▶ [TASK REQUIREMENTS]:
Copy each line below that contains "standalone".

Stored items from a collection:
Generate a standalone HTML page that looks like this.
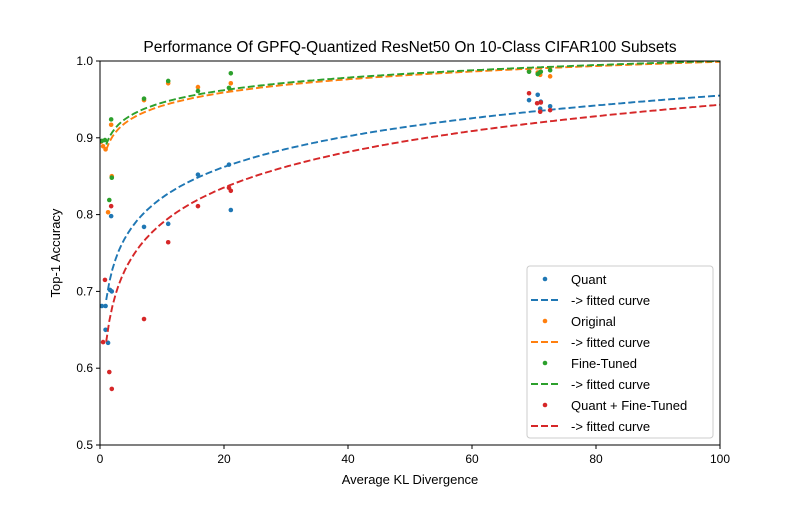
<!DOCTYPE html>
<html><head><meta charset="utf-8"><style>
body{margin:0;background:#fff}
svg{font-family:"Liberation Sans","DejaVu Sans",sans-serif}
</style></head><body>
<svg id="c" width="800" height="500" xmlns="http://www.w3.org/2000/svg"></svg>
<script>
const quantX=[0.3,0.9,0.9,1.3,1.6,1.9,1.8,7.1,11,15.8,20.8,21.1,69.2,70.6,71.1,72.6,71];
const quantY=[0.681,0.681,0.650,0.633,0.702,0.700,0.798,0.784,0.788,0.852,0.865,0.806,0.949,0.956,0.947,0.941,0.938];
const origX=[0.2,0.5,0.9,1.3,1.9,1.8,7.1,11,15.8,21,21.1,69.2,70.6,71,72.6];
const origY=[0.895,0.889,0.885,0.803,0.850,0.917,0.949,0.971,0.966,0.962,0.971,0.987,0.985,0.982,0.980];
const ftX=[0.3,0.8,1.5,1.9,1.8,7.1,11,15.8,20.8,21.1,69.2,70.6,71.1,72.6,70.9];
const ftY=[0.896,0.897,0.819,0.848,0.924,0.951,0.974,0.961,0.965,0.984,0.986,0.983,0.986,0.988,0.985];
const qftX=[0.8,0.5,1.5,1.9,1.8,7.1,11,15.8,20.8,21.1,69.2,70.5,71.1,71,72.6];
const qftY=[0.715,0.634,0.595,0.573,0.811,0.664,0.764,0.811,0.835,0.831,0.958,0.945,0.946,0.934,0.936];
const fitA=[0.955,0.999,1.0,0.943];
const fitB=[0.0578,0.0249,0.0236,0.067];
const colors=['#1f77b4','#ff7f0e','#2ca02c','#d62728'];
const names=['Quant','Original','Fine-Tuned','Quant + Fine-Tuned'];
const xTicks=[0,20,40,60,80,100];
const yTicks=[0.5,0.6,0.7,0.8,0.9,1.0];
const NS='http://www.w3.org/2000/svg';
const svg=document.getElementById('c');
const L=100,R=720,T=61,B=445;
const xs=v=>L+(v-0)/100*(R-L);
const ys=v=>B-(v-0.5)/0.5*(B-T);
function mk(t,a,p){const e=document.createElementNS(NS,t);for(const k in a)e.setAttribute(k,a[k]);(p||svg).appendChild(e);return e;}
let e=mk('text',{x:410,y:52,'text-anchor':'middle','font-size':15.5});e.textContent='Performance Of GPFQ-Quantized ResNet50 On 10-Class CIFAR100 Subsets';


xTicks.forEach(t=>{mk('line',{x1:xs(t),x2:xs(t),y1:B,y2:B+4,stroke:'#000'});
const tx=mk('text',{x:xs(t),y:B+18,'text-anchor':'middle','font-size':12});tx.textContent=t;

});
yTicks.forEach(t=>{mk('line',{x1:L-4,x2:L,y1:ys(t),y2:ys(t),stroke:'#000'});
const tx=mk('text',{x:L-7,y:ys(t)+4,'text-anchor':'end','font-size':12});tx.textContent=t.toFixed(1);

});
e=mk('text',{x:410,y:484,'text-anchor':'middle','font-size':13});e.textContent='Average KL Divergence';


e=mk('text',{x:60,y:253,'text-anchor':'middle','font-size':13,transform:'rotate(-90 60 253)'});e.textContent='Top-1 Accuracy';


const clip=mk('clipPath',{id:'cp'});mk('rect',{x:L,y:T,width:R-L,height:B-T},clip);
const series=[[quantX,quantY],[origX,origY],[ftX,ftY],[qftX,qftY]];
series.forEach((s,i)=>{
 const g=mk('g',{'clip-path':'url(#cp)'});
 
 
 s[0].forEach((x,j)=>{const c=mk('circle',{cx:xs(x),cy:ys(s[1][j]),r:2.3,fill:colors[i]},g);
  
  });
 let d='';for(let k=0;k<=200;k++){const x=1+k*(99.5/200);const y=fitA[i]+fitB[i]*Math.log(x/100);d+=(k?'L':'M')+xs(x).toFixed(1)+','+ys(y).toFixed(1);}
 const p=mk('path',{d:d,fill:'none',stroke:colors[i],'stroke-width':1.9,'stroke-dasharray':'7,3'},g);
 
 
});
mk('rect',{x:L,y:T,width:R-L,height:B-T,fill:'none',stroke:'#000','stroke-width':1});
const lg=mk('g',{});


mk('rect',{x:527,y:266,width:186,height:172,rx:3,fill:'#fff','fill-opacity':0.8,stroke:'#ccc'},lg);
names.forEach((n,i)=>{
 const y1=279+i*42,y2=y1+21;
 mk('circle',{cx:545,cy:y1,r:2.3,fill:colors[i]},lg);
 let t=mk('text',{x:571,y:y1+5,'font-size':13},lg);t.textContent=n;
 
 
 mk('line',{x1:531,x2:559,y1:y2,y2:y2,stroke:colors[i],'stroke-width':1.9,'stroke-dasharray':'7,3'},lg);
 t=mk('text',{x:571,y:y2+5,'font-size':13},lg);t.textContent='-> fitted curve';
 
 
});
</script>
</body></html>
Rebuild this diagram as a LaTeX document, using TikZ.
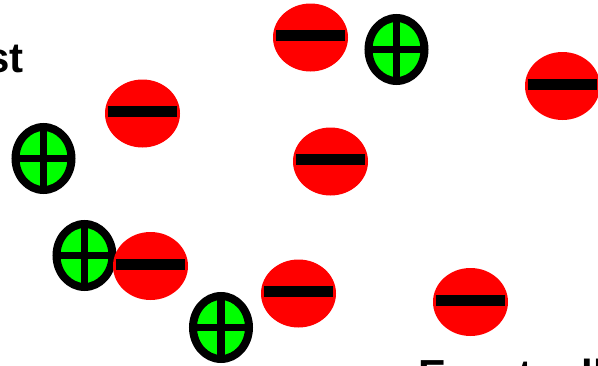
\documentclass[tikz,border=0pt]{standalone}
\usepackage{fontspec}
\setmainfont{Liberation Sans}
\usetikzlibrary{shapes.geometric}
\definecolor{posgreen}{RGB}{0,255,0}
\definecolor{negred}{RGB}{255,0,0}
\tikzset{
  negion/.style={ellipse, fill=negred, minimum width=75pt, minimum height=68pt, inner sep=0pt,
    path picture={\fill[black] ([shift={(-34.5pt,-3.5pt)}]path picture bounding box.center) rectangle ([shift={(34.5pt,7.5pt)}]path picture bounding box.center);}},
  posion/.style={ellipse, draw=black, line width=8pt, fill=posgreen, minimum width=56pt, minimum height=63pt, inner sep=0pt,
    path picture={\draw[black, line width=7.5pt] (path picture bounding box.north) -- (path picture bounding box.south);
                  \draw[black, line width=7.5pt] (path picture bounding box.west) -- (path picture bounding box.east);}},
  bigtext/.style={inner sep=0pt, font=\fontsize{42}{50}\selectfont\bfseries}
}
\begin{document}
\begin{tikzpicture}[x=1pt,y=-1pt]
\useasboundingbox (0,0) rectangle (598,365);
\clip (0,0) rectangle (598,365);
\fill[white] (0,0) rectangle (598,365);
% positive ions
\node[posion] (g1) at (396.5,49.5) {};
\node[posion] (g2) at (43.5,158.5) {};
\node[posion] (g3) at (84.5,255.5) {};
\node[posion] (g4) at (221,327.5) {};
% negative ions
\node[negion] (r1) at (310.5,37.5) {};
\node[negion] (r2) at (562.5,86) {};
\node[negion] (r3) at (142.5,113.5) {};
\node[negion] (r4) at (330.5,161.5) {};
\node[negion] (r5) at (150.5,266) {};
\node[negion] (r6) at (298.5,293.5) {};
\node[negion] (r7) at (470.5,302) {};
% texts
\node[bigtext, anchor=base east] (first) at (24,72) {First};
\node[bigtext, anchor=base west] (eventually) at (418,389) {Eventually};
\end{tikzpicture}
\end{document}
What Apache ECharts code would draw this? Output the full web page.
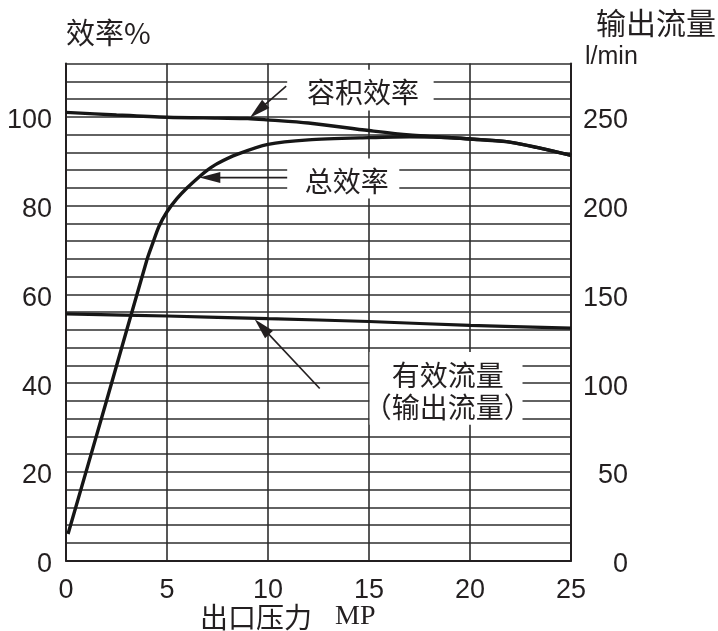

▶ [ANSWER FOR THIS EXERCISE]:
Generate a standalone HTML page that looks like this.
\documentclass[tikz,border=0pt]{standalone}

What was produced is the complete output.